Write out the material again exactly, please, and omit the pictures.
● ● ● ● ●
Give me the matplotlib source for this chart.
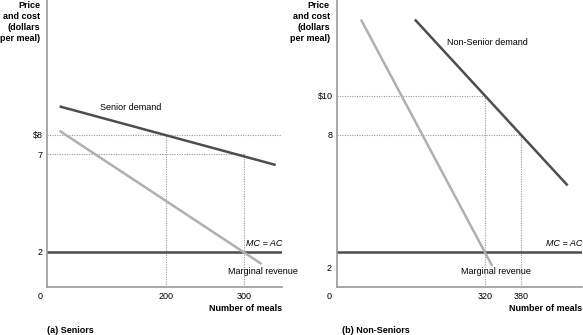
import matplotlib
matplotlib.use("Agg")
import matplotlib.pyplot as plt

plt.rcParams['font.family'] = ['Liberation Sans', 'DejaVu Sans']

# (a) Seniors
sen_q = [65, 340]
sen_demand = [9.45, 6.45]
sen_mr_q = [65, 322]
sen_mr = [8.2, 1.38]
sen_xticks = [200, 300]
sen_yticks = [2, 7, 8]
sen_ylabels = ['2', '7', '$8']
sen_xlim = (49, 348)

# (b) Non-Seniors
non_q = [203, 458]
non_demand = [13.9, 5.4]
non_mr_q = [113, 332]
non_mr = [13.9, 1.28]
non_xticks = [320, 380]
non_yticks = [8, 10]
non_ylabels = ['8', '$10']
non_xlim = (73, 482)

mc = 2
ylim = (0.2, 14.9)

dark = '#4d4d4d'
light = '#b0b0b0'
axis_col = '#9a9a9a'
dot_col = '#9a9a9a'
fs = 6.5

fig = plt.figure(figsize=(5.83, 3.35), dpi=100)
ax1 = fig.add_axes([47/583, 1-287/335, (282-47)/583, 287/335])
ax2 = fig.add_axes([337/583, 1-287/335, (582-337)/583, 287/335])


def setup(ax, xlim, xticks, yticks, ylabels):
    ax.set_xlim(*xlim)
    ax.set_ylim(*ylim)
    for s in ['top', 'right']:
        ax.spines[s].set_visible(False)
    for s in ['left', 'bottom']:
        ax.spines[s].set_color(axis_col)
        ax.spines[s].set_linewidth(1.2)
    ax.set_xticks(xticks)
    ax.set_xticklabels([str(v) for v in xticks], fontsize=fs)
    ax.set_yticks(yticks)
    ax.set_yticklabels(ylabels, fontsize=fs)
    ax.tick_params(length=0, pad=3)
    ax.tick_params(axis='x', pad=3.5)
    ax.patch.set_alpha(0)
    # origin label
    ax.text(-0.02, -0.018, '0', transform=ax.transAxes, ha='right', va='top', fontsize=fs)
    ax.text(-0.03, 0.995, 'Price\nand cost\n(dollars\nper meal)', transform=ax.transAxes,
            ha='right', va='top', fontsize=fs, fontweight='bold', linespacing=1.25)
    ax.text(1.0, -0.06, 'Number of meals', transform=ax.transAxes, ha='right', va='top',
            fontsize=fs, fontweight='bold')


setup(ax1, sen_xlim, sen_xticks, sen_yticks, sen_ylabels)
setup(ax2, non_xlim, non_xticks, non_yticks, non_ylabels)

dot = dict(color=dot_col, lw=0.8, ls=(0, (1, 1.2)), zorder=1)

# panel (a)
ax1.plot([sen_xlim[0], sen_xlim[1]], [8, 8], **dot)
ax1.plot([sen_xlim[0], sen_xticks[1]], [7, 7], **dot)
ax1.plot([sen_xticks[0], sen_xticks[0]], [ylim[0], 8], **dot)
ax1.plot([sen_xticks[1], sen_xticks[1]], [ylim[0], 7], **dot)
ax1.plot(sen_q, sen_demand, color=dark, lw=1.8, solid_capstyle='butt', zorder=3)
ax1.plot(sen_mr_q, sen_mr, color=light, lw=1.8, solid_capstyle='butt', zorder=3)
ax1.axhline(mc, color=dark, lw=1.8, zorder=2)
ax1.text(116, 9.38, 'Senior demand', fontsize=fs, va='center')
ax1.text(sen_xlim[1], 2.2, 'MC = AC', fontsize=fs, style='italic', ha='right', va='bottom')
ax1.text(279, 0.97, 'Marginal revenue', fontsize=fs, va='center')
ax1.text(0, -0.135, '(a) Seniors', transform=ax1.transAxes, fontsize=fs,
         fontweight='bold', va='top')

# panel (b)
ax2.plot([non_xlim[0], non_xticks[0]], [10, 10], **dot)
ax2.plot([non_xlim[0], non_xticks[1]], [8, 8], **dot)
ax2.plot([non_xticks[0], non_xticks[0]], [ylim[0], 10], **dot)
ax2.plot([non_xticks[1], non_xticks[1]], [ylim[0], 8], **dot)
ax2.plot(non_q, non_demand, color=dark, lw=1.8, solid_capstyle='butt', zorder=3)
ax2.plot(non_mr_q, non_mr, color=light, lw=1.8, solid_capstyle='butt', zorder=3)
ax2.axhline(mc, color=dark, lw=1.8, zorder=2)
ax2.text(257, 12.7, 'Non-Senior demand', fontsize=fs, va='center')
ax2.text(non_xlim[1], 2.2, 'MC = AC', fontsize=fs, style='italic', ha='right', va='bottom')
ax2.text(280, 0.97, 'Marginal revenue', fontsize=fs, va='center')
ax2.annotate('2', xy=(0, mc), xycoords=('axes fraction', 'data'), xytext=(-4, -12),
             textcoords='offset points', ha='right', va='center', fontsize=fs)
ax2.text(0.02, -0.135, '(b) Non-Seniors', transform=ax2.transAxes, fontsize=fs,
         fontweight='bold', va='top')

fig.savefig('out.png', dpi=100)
● ● ● ● ●
▶ Exercise solution:
Give me the matplotlib source for this chart.
import matplotlib
matplotlib.use("Agg")
import matplotlib.pyplot as plt

plt.rcParams['font.family'] = ['Liberation Sans', 'DejaVu Sans']

# (a) Seniors
sen_q = [65, 340]
sen_demand = [9.45, 6.45]
sen_mr_q = [65, 322]
sen_mr = [8.2, 1.38]
sen_xticks = [200, 300]
sen_yticks = [2, 7, 8]
sen_ylabels = ['2', '7', '$8']
sen_xlim = (49, 348)

# (b) Non-Seniors
non_q = [203, 458]
non_demand = [13.9, 5.4]
non_mr_q = [113, 332]
non_mr = [13.9, 1.28]
non_xticks = [320, 380]
non_yticks = [8, 10]
non_ylabels = ['8', '$10']
non_xlim = (73, 482)

mc = 2
ylim = (0.2, 14.9)

dark = '#4d4d4d'
light = '#b0b0b0'
axis_col = '#9a9a9a'
dot_col = '#9a9a9a'
fs = 6.5

fig = plt.figure(figsize=(5.83, 3.35), dpi=100)
ax1 = fig.add_axes([47/583, 1-287/335, (282-47)/583, 287/335])
ax2 = fig.add_axes([337/583, 1-287/335, (582-337)/583, 287/335])


def setup(ax, xlim, xticks, yticks, ylabels):
    ax.set_xlim(*xlim)
    ax.set_ylim(*ylim)
    for s in ['top', 'right']:
        ax.spines[s].set_visible(False)
    for s in ['left', 'bottom']:
        ax.spines[s].set_color(axis_col)
        ax.spines[s].set_linewidth(1.2)
    ax.set_xticks(xticks)
    ax.set_xticklabels([str(v) for v in xticks], fontsize=fs)
    ax.set_yticks(yticks)
    ax.set_yticklabels(ylabels, fontsize=fs)
    ax.tick_params(length=0, pad=3)
    ax.tick_params(axis='x', pad=3.5)
    ax.patch.set_alpha(0)
    # origin label
    ax.text(-0.02, -0.018, '0', transform=ax.transAxes, ha='right', va='top', fontsize=fs)
    ax.text(-0.03, 0.995, 'Price\nand cost\n(dollars\nper meal)', transform=ax.transAxes,
            ha='right', va='top', fontsize=fs, fontweight='bold', linespacing=1.25)
    ax.text(1.0, -0.06, 'Number of meals', transform=ax.transAxes, ha='right', va='top',
            fontsize=fs, fontweight='bold')


setup(ax1, sen_xlim, sen_xticks, sen_yticks, sen_ylabels)
setup(ax2, non_xlim, non_xticks, non_yticks, non_ylabels)

dot = dict(color=dot_col, lw=0.8, ls=(0, (1, 1.2)), zorder=1)

# panel (a)
ax1.plot([sen_xlim[0], sen_xlim[1]], [8, 8], **dot)
ax1.plot([sen_xlim[0], sen_xticks[1]], [7, 7], **dot)
ax1.plot([sen_xticks[0], sen_xticks[0]], [ylim[0], 8], **dot)
ax1.plot([sen_xticks[1], sen_xticks[1]], [ylim[0], 7], **dot)
ax1.plot(sen_q, sen_demand, color=dark, lw=1.8, solid_capstyle='butt', zorder=3)
ax1.plot(sen_mr_q, sen_mr, color=light, lw=1.8, solid_capstyle='butt', zorder=3)
ax1.axhline(mc, color=dark, lw=1.8, zorder=2)
ax1.text(116, 9.38, 'Senior demand', fontsize=fs, va='center')
ax1.text(sen_xlim[1], 2.2, 'MC = AC', fontsize=fs, style='italic', ha='right', va='bottom')
ax1.text(279, 0.97, 'Marginal revenue', fontsize=fs, va='center')
ax1.text(0, -0.135, '(a) Seniors', transform=ax1.transAxes, fontsize=fs,
         fontweight='bold', va='top')

# panel (b)
ax2.plot([non_xlim[0], non_xticks[0]], [10, 10], **dot)
ax2.plot([non_xlim[0], non_xticks[1]], [8, 8], **dot)
ax2.plot([non_xticks[0], non_xticks[0]], [ylim[0], 10], **dot)
ax2.plot([non_xticks[1], non_xticks[1]], [ylim[0], 8], **dot)
ax2.plot(non_q, non_demand, color=dark, lw=1.8, solid_capstyle='butt', zorder=3)
ax2.plot(non_mr_q, non_mr, color=light, lw=1.8, solid_capstyle='butt', zorder=3)
ax2.axhline(mc, color=dark, lw=1.8, zorder=2)
ax2.text(257, 12.7, 'Non-Senior demand', fontsize=fs, va='center')
ax2.text(non_xlim[1], 2.2, 'MC = AC', fontsize=fs, style='italic', ha='right', va='bottom')
ax2.text(280, 0.97, 'Marginal revenue', fontsize=fs, va='center')
ax2.annotate('2', xy=(0, mc), xycoords=('axes fraction', 'data'), xytext=(-4, -12),
             textcoords='offset points', ha='right', va='center', fontsize=fs)
ax2.text(0.02, -0.135, '(b) Non-Seniors', transform=ax2.transAxes, fontsize=fs,
         fontweight='bold', va='top')

fig.savefig('out.png', dpi=100)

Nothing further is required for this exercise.